I need a small server, that gives me root access, which I will need to install debian on. It will mainly be used as a git server and a mail-server. This would be mainly for personal use (teamwork in small dev-groups). Does it make sense to use amazon's services for this? Or does this only make sense when using it to host large (enterprise scale) projects?
6 Answers
If you want to try out AWS then I'd try a t1.micro
in this case. Allows you to dip into cloud computing at a low price (free). :)
What may be especially interesting for you (and others), recently Amazon added a free tier: http://aws.amazon.com/free/
And if the need for more capacity arises, you're already there.
Can Amazon EC2 be used to do what you want: Yes.
Does it make sense in your case: I'd personnaly say no.
For personal use, get yourself a cheap VPS. Having root access, you can do whatever you want with it, they will be powerfull enough to run your git-server and mail-server and they are a lot cheaper than an always on EC2 instance (I have a personnel VPS doing similar things for 3$/month). Specs of the server will be a lot less impressive though, but you won't need it for your purpose anyway.
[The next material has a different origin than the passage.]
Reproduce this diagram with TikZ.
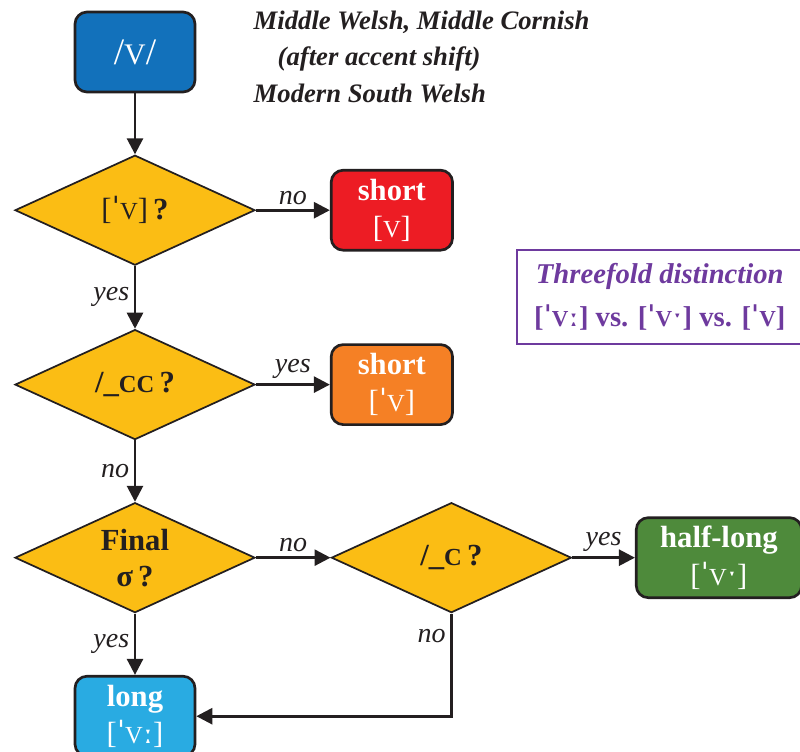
\documentclass[tikz,border=0pt]{standalone}
\usepackage{fontspec}
\setmainfont{Liberation Serif}
\newfontfamily\ipafont{DejaVu Serif}
\usetikzlibrary{shapes.geometric,arrows.meta,positioning}
\definecolor{ink}{HTML}{231F20}
\definecolor{vblue}{HTML}{1271BB}
\definecolor{qyellow}{HTML}{FBBD14}
\definecolor{sred}{HTML}{ED1C24}
\definecolor{sorange}{HTML}{F58025}
\definecolor{hgreen}{HTML}{4E8A3B}
\definecolor{lblue}{HTML}{29ABE2}
\definecolor{tpurple}{HTML}{6E3A9E}
\newcommand{\sV}{\scalebox{0.8}{V}}
\newcommand{\sC}{\scalebox{0.8}{C}}
\newcommand{\stress}{{\ipafont\char"02C8}}
\newcommand{\lengthmark}{{\ipafont\char"02D0}}
\newcommand{\halfmark}{{\ipafont\char"02D1}}

\begin{document}
\begin{tikzpicture}[
  x=0.75pt,y=-0.75pt,
  result/.style={draw=ink,line width=2pt,rounded corners=9pt,align=center,
                 minimum width=91pt,minimum height=60pt,inner sep=2pt,text=white,
                 font=\fontsize{23}{28}\selectfont\bfseries},
  test/.style={diamond,aspect=2.2,draw=ink,line width=1.3pt,fill=qyellow,
               minimum width=180pt,minimum height=82.5pt,inner sep=0pt,align=center,
               text=ink,font=\fontsize{23}{27}\selectfont\bfseries},
  flow/.style={-{Triangle[length=12pt,width=12pt]},draw=ink,line width=2pt},
  lab/.style={font=\fontsize{21}{22}\selectfont\itshape,text=ink},
  note/.style={align=left,text=ink,font=\fontsize{20}{27.5}\selectfont\bfseries\itshape},
  keybox/.style={draw=tpurple,line width=1.7pt,align=center,text=tpurple,
                 minimum width=214pt,minimum height=71pt,
                 font=\fontsize{21.5}{32}\selectfont\bfseries},
]
  \useasboundingbox (0,0) rectangle (800,751);

  \node[result,fill=vblue,minimum width=90pt,font=\fontsize{28}{30}\selectfont] (vowel) at (135,52) {/\sV/};
  \node[note,anchor=north west] (dialects) at (249,6)
    {Middle Welsh, Middle Cornish\\\hspace*{18pt}(after accent shift)\\Modern South Welsh};

  \node[test,below=45.75pt of vowel] (stressed) {\mdseries[\stress\sV]\,\bfseries?};
  \node[result,fill=sred,right=55.5pt of stressed] (shortA) {short\\\mdseries[\sV]};
  \node[test,below=47pt of stressed] (cluster) {/\_\sC\sC\,?};
  \node[result,fill=sorange,right=55.5pt of cluster] (shortB) {short\\\mdseries[\stress\sV]};
  \node[test,below=46pt of cluster] (final) {Final\\σ\,?};
  \node[test,right=56pt of final] (single) {/\_\sC\,?};
  \node[result,fill=hgreen,minimum width=124pt,right=47pt of single] (half) {half-long\\\mdseries[\stress\sV\halfmark]};
  \node[result,fill=lblue,minimum width=90pt,below=46pt of final] (full) {long\\\mdseries[\stress\sV\lengthmark]};

  \node[keybox,anchor=west] (threefold) at (516,297)
    {\itshape Threefold distinction\\{}[\stress\sV\lengthmark] vs. [\stress\sV\halfmark] vs. [\stress\sV]};

  \draw[flow] (vowel) -- (stressed);
  \draw[flow] (stressed) -- (shortA) node[lab,midway,above]{no};
  \draw[flow] (stressed) -- (cluster) node[lab,midway,left]{yes};
  \draw[flow] (cluster) -- (shortB) node[lab,midway,above]{yes};
  \draw[flow] (cluster) -- (final) node[lab,midway,left]{no};
  \draw[flow] (final) -- (single) node[lab,midway,above]{no};
  \draw[flow] (single) -- (half) node[lab,midway,above]{yes};
  \draw[flow] (final) -- (full) node[lab,midway,left]{yes};
  \draw[flow] (single.south) |- (full.east) node[lab,pos=0.11,left]{no};
\end{tikzpicture}
\end{document}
I often check out lowendbox.com to get some cheap deals on VPS servers...
Amazon, Slicehost, Peer1, Datapipe, Logicworks, Carpathia ... these should all fit the needs for what you are looking for and provide scalability for growth down the road.
best of luck!
You can use EC2 for this kind of thing. A 4 core, 16GB instance will cost you about $500/month. So it might not work out cost-effective for you, but it is damn good.
The biggest bugbear I've got so far, is only being able to attach a single Elastic IP to an instance.
The Micro instance might be powerful enough to do what you want, and will cost significantly less.
It would work, but something like Slicehost might meet your needs at a better pricepoint with the features you require.
This is quite different from what you asked but it might be okay just to use github for project hosting. This way you don't actually have to worry about managing server. Just a thought.